Turkiye’s growing interest in Sudan was made clear when Erdogan became the first Turkish president to visit the country in 2017. In this regard, Ankara may look for an active role in the resolution of the crisis so that it can capitalize when the situation normalizes. However, with only days remaining until Turkiye’s critical elections on May 14, it is difficult to predict its potential role in the resolution of the ongoing crisis.
In the same vein, Saudi Arabia wants to maintain its influence in Sudan. Given their substantial economic support to the interim regime, the Gulf countries, particularly Saudi Arabia and the UAE, are now pressuring both sides to adopt a diplomatic solution that could protect their long-term strategic interests in the country.
Importantly, Sudan itself has also proven able to shape policy in neighboring countries. A full-fledged civil war in Sudan would represent a significant threat to Egypt, as it would foment instability on its southern border. Cairo wants Sudan to be stable for both economic and security reasons. A weakened Sudanese security institution in terms of controlling its borders would also limit Egypt’s ability to count on Sudan’s support in the region.
Now that the policies and interests of both Ankara and Riyadh, as well as Egypt and the other Gulf countries, have been tied to the fate of Sudan, Sudanese domestic politics may come to impact these countries and even further undermine regional stability.

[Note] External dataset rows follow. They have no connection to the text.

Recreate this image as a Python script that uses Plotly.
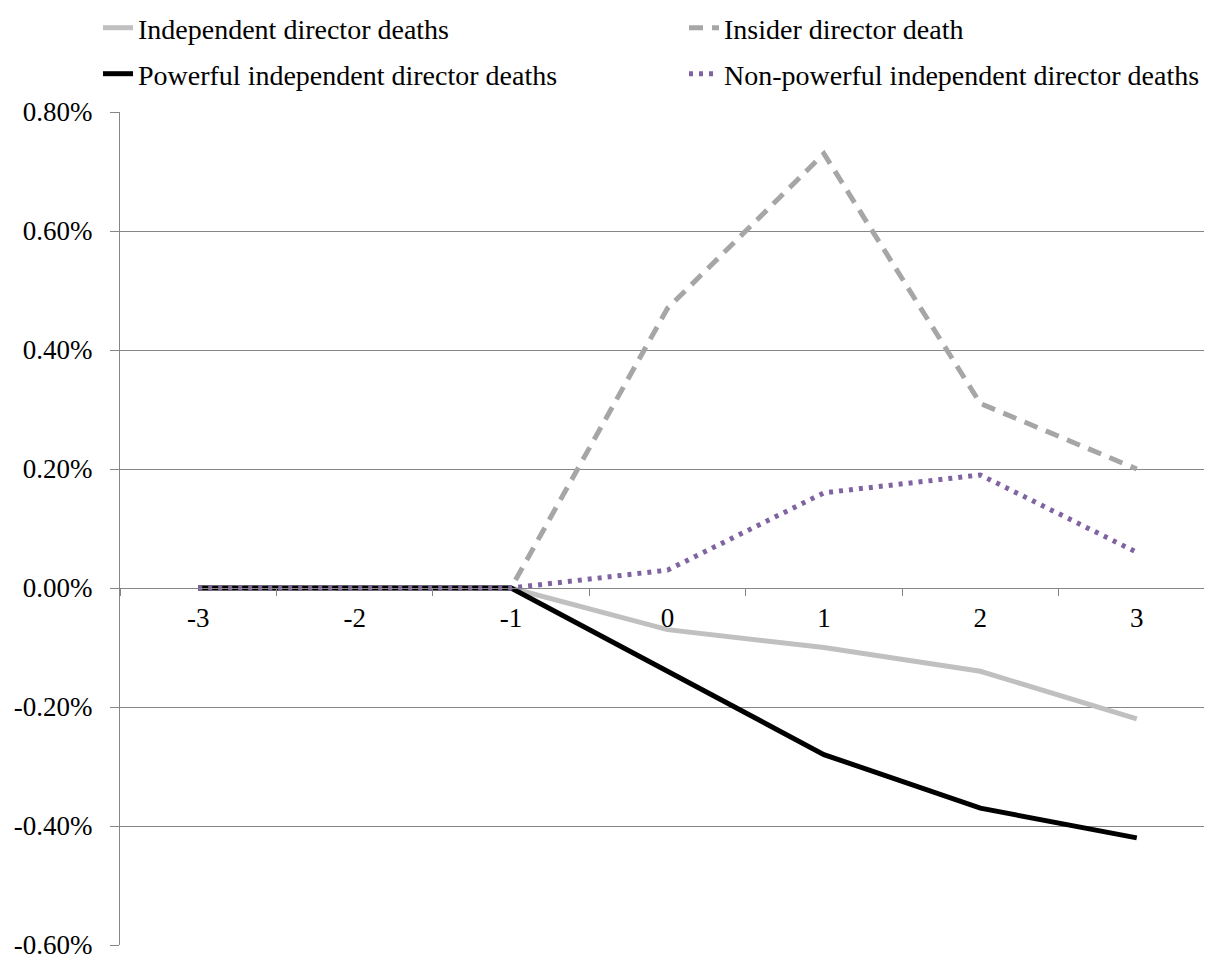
import plotly.graph_objects as go

days = ["-3", "-2", "-1", "0", "1", "2", "3"]
independent = [0.0, 0.0, 0.0, -0.0007, -0.0010, -0.0014, -0.0022]
insider = [0.0, 0.0, 0.0, 0.0047, 0.0073, 0.0031, 0.0020]
powerful = [0.0, 0.0, 0.0, -0.0014, -0.0028, -0.0037, -0.0042]
nonpowerful = [0.0, 0.0, 0.0, 0.0003, 0.0016, 0.0019, 0.0006]
y_tickvals = [-0.006, -0.004, -0.002, 0.0, 0.002, 0.004, 0.006, 0.008]
y_ticktext = ["-0.60%", "-0.40%", "-0.20%", "0.00%", "0.20%", "0.40%", "0.60%", "0.80%"]

FONT = "Liberation Serif"
FS = 28
FT = 27
GRID = "#868686"

fig = go.Figure()
fig.add_trace(go.Scatter(x=days, y=independent, mode="lines", name="Independent director deaths",
                         line=dict(color="#C0C0C0", width=5), legend="legend"))
fig.add_trace(go.Scatter(x=days, y=insider, mode="lines", name="Insider director death",
                         line=dict(color="#A6A6A6", width=5, dash="14px,9px"), legend="legend2"))
fig.add_trace(go.Scatter(x=days, y=powerful, mode="lines", name="Powerful independent director deaths",
                         line=dict(color="#000000", width=5), legend="legend3"))
fig.add_trace(go.Scatter(x=days, y=nonpowerful, mode="lines", name="Non-powerful independent director deaths",
                         line=dict(color="#8064A2", width=5, dash="4px,6px"), legend="legend4"))

leg_common = dict(orientation="h", xref="container", yref="container", xanchor="left", yanchor="middle",
                  font=dict(family=FONT, size=FS, color="#000000"), bgcolor="rgba(0,0,0,0)")

x1 = 90 / 1212
x2 = 676 / 1212
r1 = 1 - 20 / 957
r2 = 1 - 66 / 957

fig.update_layout(
    width=1212, height=957,
    showlegend=True,
    margin=dict(l=112, r=5, t=104, b=20, autoexpand=False),
    paper_bgcolor="white", plot_bgcolor="white",
    font=dict(family=FONT, size=FS, color="#000000"),
    legend=dict(x=x1, y=r1, **leg_common),
    legend2=dict(x=x2, y=r1, **leg_common),
    legend3=dict(x=x1, y=r2, **leg_common),
    legend4=dict(x=x2, y=r2, **leg_common),
    xaxis=dict(type="category", range=[-0.5, 6.5], anchor="free", position=357 / 833,
               showline=True, linecolor=GRID, linewidth=1, ticks="outside", ticklen=7, tickcolor=GRID,
               tickson="boundaries", showgrid=False, zeroline=False,
               tickfont=dict(family=FONT, size=FT, color="#000000"), ticklabelstandoff=6),
    yaxis=dict(range=[-0.006, 0.008], tickvals=y_tickvals, ticktext=y_ticktext,
               showline=True, linecolor=GRID, linewidth=1, ticks="outside", ticklen=9, tickcolor=GRID,
               showgrid=True, gridcolor=GRID, gridwidth=1, zeroline=False,
               tickfont=dict(family=FONT, size=FT, color="#000000"), ticklabelstandoff=12),
)

fig.write_html("out.html")
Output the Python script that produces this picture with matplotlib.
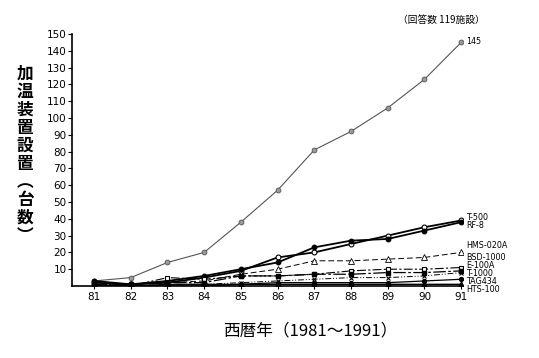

Turkiye and Saudi Arabia have a good record of bringing together the warring sides in conflicts throughout the region. For the ongoing Sudan crisis, external mediation — such as those proposed by regional leaders — could help to avoid any further escalations. In this regard, Sudan’s allies, particularly Saudi Arabia and Turkiye, should exert their influence and use their networks to bring both sides to the negotiating table. This is required to ensure the crisis does not lead to a chronic conflict.